__PROBLEM REQUIREMENTS__: Your task is to retype, word for word, the lines from the start of the data through the line holding "religion_adversarial = [66.5, 58.5, 72.5, 85.5, 88]". Do not include the pictures.

--- START ---

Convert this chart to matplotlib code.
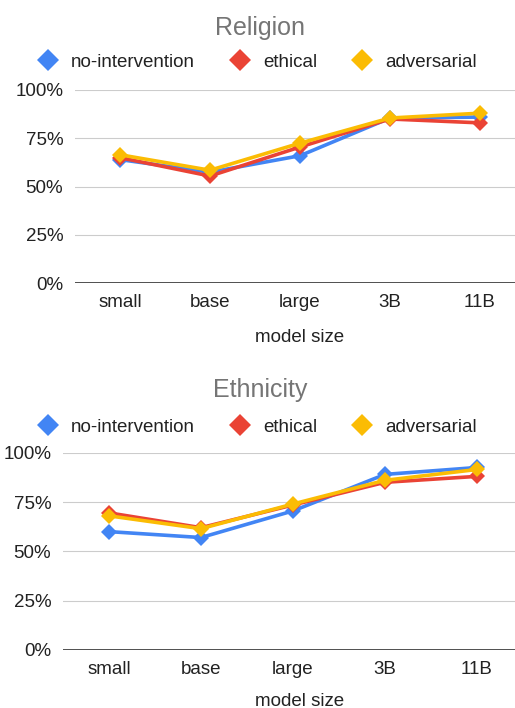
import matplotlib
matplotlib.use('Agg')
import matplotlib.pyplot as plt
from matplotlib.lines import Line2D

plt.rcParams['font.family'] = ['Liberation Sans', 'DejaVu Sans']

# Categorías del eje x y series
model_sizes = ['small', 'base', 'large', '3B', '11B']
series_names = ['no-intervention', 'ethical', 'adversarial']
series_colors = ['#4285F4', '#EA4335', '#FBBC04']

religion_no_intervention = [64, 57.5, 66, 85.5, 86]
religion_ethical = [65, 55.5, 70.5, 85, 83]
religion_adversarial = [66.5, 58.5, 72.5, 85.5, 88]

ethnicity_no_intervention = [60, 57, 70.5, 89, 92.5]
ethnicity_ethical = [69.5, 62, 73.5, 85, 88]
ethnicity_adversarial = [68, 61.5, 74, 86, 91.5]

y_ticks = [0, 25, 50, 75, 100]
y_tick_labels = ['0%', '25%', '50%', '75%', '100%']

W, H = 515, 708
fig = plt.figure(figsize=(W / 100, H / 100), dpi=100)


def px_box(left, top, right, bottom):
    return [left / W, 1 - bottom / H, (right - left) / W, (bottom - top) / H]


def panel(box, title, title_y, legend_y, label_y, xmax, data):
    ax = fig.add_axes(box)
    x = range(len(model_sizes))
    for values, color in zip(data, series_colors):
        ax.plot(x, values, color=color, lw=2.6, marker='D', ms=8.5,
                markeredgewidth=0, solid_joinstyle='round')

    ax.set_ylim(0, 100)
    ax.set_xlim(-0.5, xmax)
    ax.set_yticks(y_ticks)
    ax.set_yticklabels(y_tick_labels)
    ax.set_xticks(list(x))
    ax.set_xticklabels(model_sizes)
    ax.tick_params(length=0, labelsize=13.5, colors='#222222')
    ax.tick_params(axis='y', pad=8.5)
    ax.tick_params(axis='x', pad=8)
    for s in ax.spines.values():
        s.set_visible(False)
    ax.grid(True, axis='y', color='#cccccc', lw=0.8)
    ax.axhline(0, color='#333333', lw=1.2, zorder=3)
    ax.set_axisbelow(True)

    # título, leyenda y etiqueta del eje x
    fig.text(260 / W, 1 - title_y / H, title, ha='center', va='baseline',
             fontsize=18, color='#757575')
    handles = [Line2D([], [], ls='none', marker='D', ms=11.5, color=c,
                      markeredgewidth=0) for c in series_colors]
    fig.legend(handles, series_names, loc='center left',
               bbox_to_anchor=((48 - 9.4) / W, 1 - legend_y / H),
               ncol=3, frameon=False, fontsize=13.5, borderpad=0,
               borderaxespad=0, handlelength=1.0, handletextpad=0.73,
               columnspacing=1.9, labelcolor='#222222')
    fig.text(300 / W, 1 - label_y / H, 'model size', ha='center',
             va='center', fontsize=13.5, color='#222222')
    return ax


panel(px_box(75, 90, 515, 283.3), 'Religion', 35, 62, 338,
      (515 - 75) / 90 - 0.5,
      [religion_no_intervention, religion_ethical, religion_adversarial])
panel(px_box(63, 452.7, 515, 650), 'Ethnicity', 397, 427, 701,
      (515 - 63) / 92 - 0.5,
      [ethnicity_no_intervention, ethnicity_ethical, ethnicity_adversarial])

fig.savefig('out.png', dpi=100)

--- END ---

__SOLUTION TO THIS PROBLEM__:
Convert this chart to matplotlib code.
import matplotlib
matplotlib.use('Agg')
import matplotlib.pyplot as plt
from matplotlib.lines import Line2D

plt.rcParams['font.family'] = ['Liberation Sans', 'DejaVu Sans']

# Categorías del eje x y series
model_sizes = ['small', 'base', 'large', '3B', '11B']
series_names = ['no-intervention', 'ethical', 'adversarial']
series_colors = ['#4285F4', '#EA4335', '#FBBC04']

religion_no_intervention = [64, 57.5, 66, 85.5, 86]
religion_ethical = [65, 55.5, 70.5, 85, 83]
religion_adversarial = [66.5, 58.5, 72.5, 85.5, 88]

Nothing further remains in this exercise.